Rom, die viel begangene Stadt, besucht Angelika Reitzer in ihrem titelgebenden Zyklus Blauzeug. Sie trifft auf Arbeiterinnen, Dichter und Künstlerinnen, erfährt das traurige Schicksal der kapitolinischen Wölfin und kommt vorbei an Märkten, auf denen sich die Tische unter Fleisch und frischen Früchten biegen. Einmal himmelfarben, einmal im Wasser der Brunnen, einmal ausgebleicht erzählt sie die Stadt in allen Blautönen, die sich mit Rot zu Violett vermischen, der Farbe der Fastentücher, mit denen die Altäre in den Kirchen verhängt werden. Doch auch andernorts ist das Blauzeug präsent, in den zwischenmenschlichen Beziehungen und im Alltag.

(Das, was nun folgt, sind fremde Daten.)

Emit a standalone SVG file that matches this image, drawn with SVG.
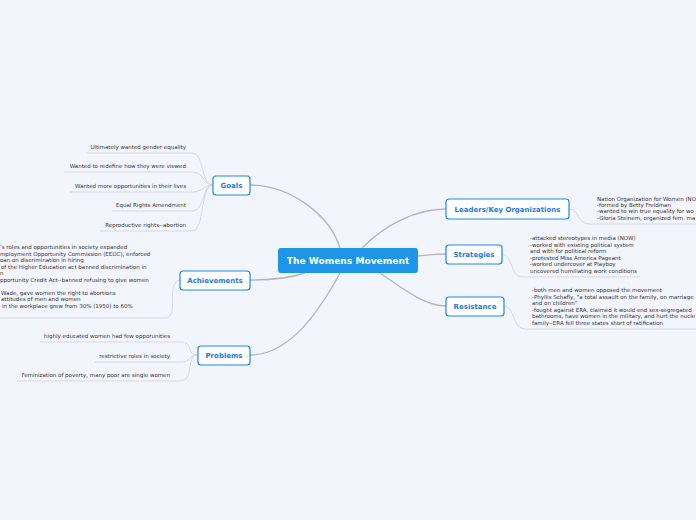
<svg xmlns="http://www.w3.org/2000/svg" width="696" height="520" viewBox="0 0 696 520">
<style>
.bg{fill:#f3f5fd}
.main{stroke:#b4b6c2;stroke-width:1.4;fill:none}
.leaf{stroke:#cfd1db;stroke-width:0.8;fill:none}
.box{fill:#ffffff;stroke:#1e88e5;stroke-width:1.2}
.lbl{font-family:"DejaVu Sans",Verdana,sans-serif;font-weight:bold;font-size:7px;fill:#1e7ad8;text-anchor:middle}
.t{font-family:"DejaVu Sans",Verdana,sans-serif;font-size:5.5px;fill:#333333}
.r{text-anchor:end}
</style>
<rect class="bg" x="0" y="0" width="696" height="520"/>
<g id="connectors">
<path class="main" d="M340,248 C330,215 290,185 250,185"/>
<path class="main" d="M305,273 C290,278 270,280 250,280"/>
<path class="main" d="M340,273 C320,310 290,355 250,355"/>
<path class="main" d="M362,248 C385,225 415,209 446,209"/>
<path class="main" d="M418,256 C430,255 435,254 446,254"/>
<path class="main" d="M380,273 C405,290 425,306 446,306"/>
<path class="leaf" d="M213,185 C200,185 205,153 192,153 H86"/>
<path class="leaf" d="M213,185 C202,185 205,172 192,172 H64"/>
<path class="leaf" d="M213,185 C205,185 202,192 192,192 H70"/>
<path class="leaf" d="M213,185 C202,185 205,211 192,211 H112"/>
<path class="leaf" d="M213,185 C200,185 205,231 192,231 H100"/>
<path class="leaf" d="M180,280 C165,282 180,318 165,318 H0"/>
<path class="leaf" d="M198,355 C185,355 195,342 180,342 H40"/>
<path class="leaf" d="M198,355 C188,355 192,362 180,362 H94"/>
<path class="leaf" d="M198,355 C185,355 195,381 180,381 H17"/>
<path class="leaf" d="M569,209 C580,209 576,224 590,224 H696"/>
<path class="leaf" d="M502,254 C513,254 510,277 522,277 H640"/>
<path class="leaf" d="M504,306 C515,306 512,329 525,329 H696"/>
</g>
<g id="center">
<rect x="278" y="248" width="140" height="25" rx="3" fill="#1e95e6"/>
<text x="348" y="264" font-family="'DejaVu Sans',Verdana,sans-serif" font-weight="bold" font-size="9.1" fill="#ffffff" text-anchor="middle">The Womens Movement</text>
</g>
<g id="goals">
<rect class="box" x="213" y="176" width="37" height="19" rx="3"/>
<text class="lbl" x="231.5" y="188">Goals</text>
</g>
<g id="goals-leaves">
<text class="t r" x="186" y="149">Ultimately wanted gender equality</text>
<text class="t r" x="186" y="168">Wanted to redefine how they were viewed</text>
<text class="t r" x="186" y="188">Wanted more opportunities in their lives</text>
<text class="t r" x="186" y="207">Equal Rights Amendment</text>
<text class="t r" x="186" y="227">Reproductive rights--abortion</text>
</g>
<g id="achievements">
<rect class="box" x="180" y="271" width="70" height="19" rx="3"/>
<text class="lbl" x="215" y="283">Achievements</text>
</g>
<g id="achievements-text">
<text class="t" x="0" y="249">’s roles and opportunities in society expanded</text>
<text class="t" x="0" y="256">mployment Opportunity Commission (EEOC), enforced</text>
<text class="t" x="0" y="262">oan on discrimination in hiring</text>
<text class="t" x="1" y="269">of the Higher Education act banned discrimination in</text>
<text class="t" x="0" y="275">n</text>
<text class="t" x="0" y="282">pportunity Credit Act--banned refusing to give women</text>
<text class="t" x="1" y="295">Wade, gave women the right to abortions</text>
<text class="t" x="1" y="301">attitudes of men and women</text>
<text class="t" x="2" y="308">in the workplace grew from 30% (1950) to 60%</text>
</g>
<g id="problems">
<rect class="box" x="198" y="346" width="52" height="19" rx="3"/>
<text class="lbl" x="224" y="358">Problems</text>
</g>
<g id="problems-leaves">
<text class="t r" x="170" y="338">highly educated women had few opporunities</text>
<text class="t r" x="170" y="358">restrictive roles in society</text>
<text class="t r" x="170" y="377">Feminization of poverty, many poor are single women</text>
</g>
<g id="leaders">
<rect class="box" x="446" y="199" width="123" height="20" rx="3"/>
<text class="lbl" x="507.5" y="212">Leaders/Key Organizations</text>
</g>
<g id="leaders-text">
<text class="t" x="597" y="201">Nation Organization for Women (NO</text>
<text class="t" x="597" y="207">-formed by Betty Freidman</text>
<text class="t" x="597" y="213">-wanted to win true equality for wo</text>
<text class="t" x="597" y="220">-Gloria Steinem, organized fem. ma</text>
</g>
<g id="strategies">
<rect class="box" x="446" y="245" width="56" height="19" rx="3"/>
<text class="lbl" x="474" y="257">Strategies</text>
</g>
<g id="strategies-text">
<text class="t" x="530" y="240">-attacked stereotypes in media (NOW)</text>
<text class="t" x="530" y="247">-worked with existing political system</text>
<text class="t" x="530" y="253">and with for political reform</text>
<text class="t" x="530" y="260">-protested Miss America Pageant</text>
<text class="t" x="530" y="266">-worked undercover at Playboy</text>
<text class="t" x="530" y="273">uncovered humiliating work conditions</text>
</g>
<g id="resistance">
<rect class="box" x="446" y="297" width="58" height="19" rx="3"/>
<text class="lbl" x="475" y="309">Resistance</text>
</g>
<g id="resistance-text">
<text class="t" x="532" y="292">-both men and women opposed the movement</text>
<text class="t" x="532" y="299">-Phyllis Schafly, "a total assault on the family, on marriage</text>
<text class="t" x="532" y="305">and on children"</text>
<text class="t" x="532" y="312">-fought against ERA, claimed it would end sex-segregated</text>
<text class="t" x="532" y="318">bathrooms, have women in the military, and hurt the nucle</text>
<text class="t" x="532" y="325">family--ERA fell three states short of ratification</text>
</g>
</svg>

Angelika Reitzers Gedichte sind involvierende Beobachtungen, sie erzählen vom Aneinanderkrachen der Bewohner*innen in einem Wiener Wohnhaus während der Pandemie oder der Unfassbarkeit des Terrorangriffs am Schwedenplatz. Anhand lyrischer Indizes legt Angelika Reitzer schließlich die grundlegenden Kategorien ihres literarischen Seins offen, berichtet und reflektiert Kindheit, Wohnen, Arbeiten und Demokratie, legt Hintergründe und Haltungen dar. Eines gilt dabei stets: »Es wird alles, alles mit eigenen Augen besehen.«
Angelika Reitzer, 1971 in Graz geboren, lebt als Schriftstellerin, Drehbuchautorin und Filmemacherin in Wien. 2022 wurde die partizipative und inklusive Oper Regina im Rahmen des steirischen herbst uraufgeführt, 2025 das Musical Wenn der Wald geht. Der Essay-Kurzfilm abstechen lief im internationalen Wettbewerb der Kurzfilmtage Oberhausen. Literarische Publikationen zuletzt: Inventar der Gegend (Lyrik–Musik–Fotografie, edition kürbis), Obwohl es kalt ist draußen, Wir Erben (Romane, Jung und Jung). Preise: Outstanding Artist Award, Literaturpreis des Landes Steiermark, Literaturförderpreis der Stadt Wien, Reinhard-Priessnitz-Preis, Marianne-von-Willemer-Preis u. a.